The desire to return home can represent many things in film, from belonging to identity and a yearning for community. The home can be seen to embody family values – a fantasy of stability in a transient world. But the home can also be a prison, catalyst or gateway.
In Home Alone (1990) the home becomes a weapon to deter burglars. The house swap in The Holiday (2006) enables both characters to move past life obstacles. And the “drafty old house” in It’s A Wonderful Life (1946) is a prize to be cherished.
Christmas movies often connect with the viewer’s nostalgic wish to return to a Christmas past that creates an imagined community. We are drawn to these films as they contain enduring truths that resonate with our lives and offer a metaphorical return home.
This can be seen in Christmas Eve in Miller’s Point. The nostalgia of the family’s past is revelled in with stories, songs and old home movie footage.
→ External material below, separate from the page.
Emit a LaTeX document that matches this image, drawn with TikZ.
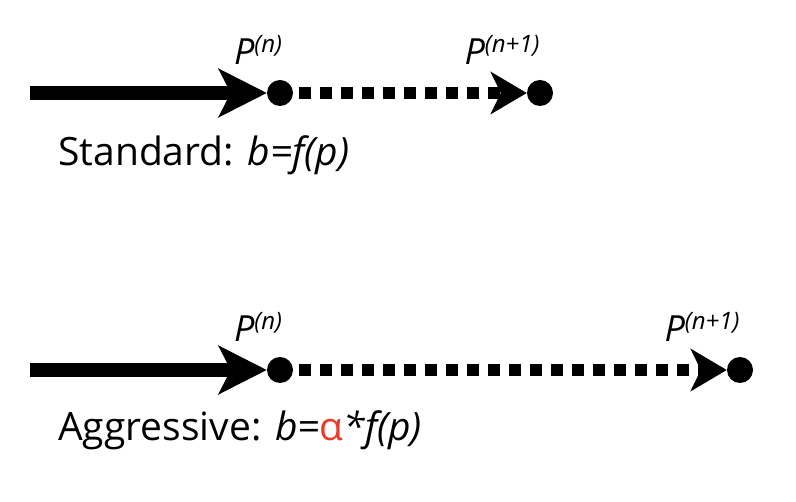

This is further supported by the soundtrack, which features a haunting Amtrak horn and classic tunes that underscore the sense of a universally shared pop cultural past.
As law professor Margaret Davies once put it: “It is impossible to leave home because the home is not only our physical location … but also our interior architecture, our own psychology, home is in this sense who we are”.
This atmospheric film captures a slice of suburban America which feels eerily transient. It is a nostalgic Christmas movie, but it is also an impressionistic portrait of a universal home.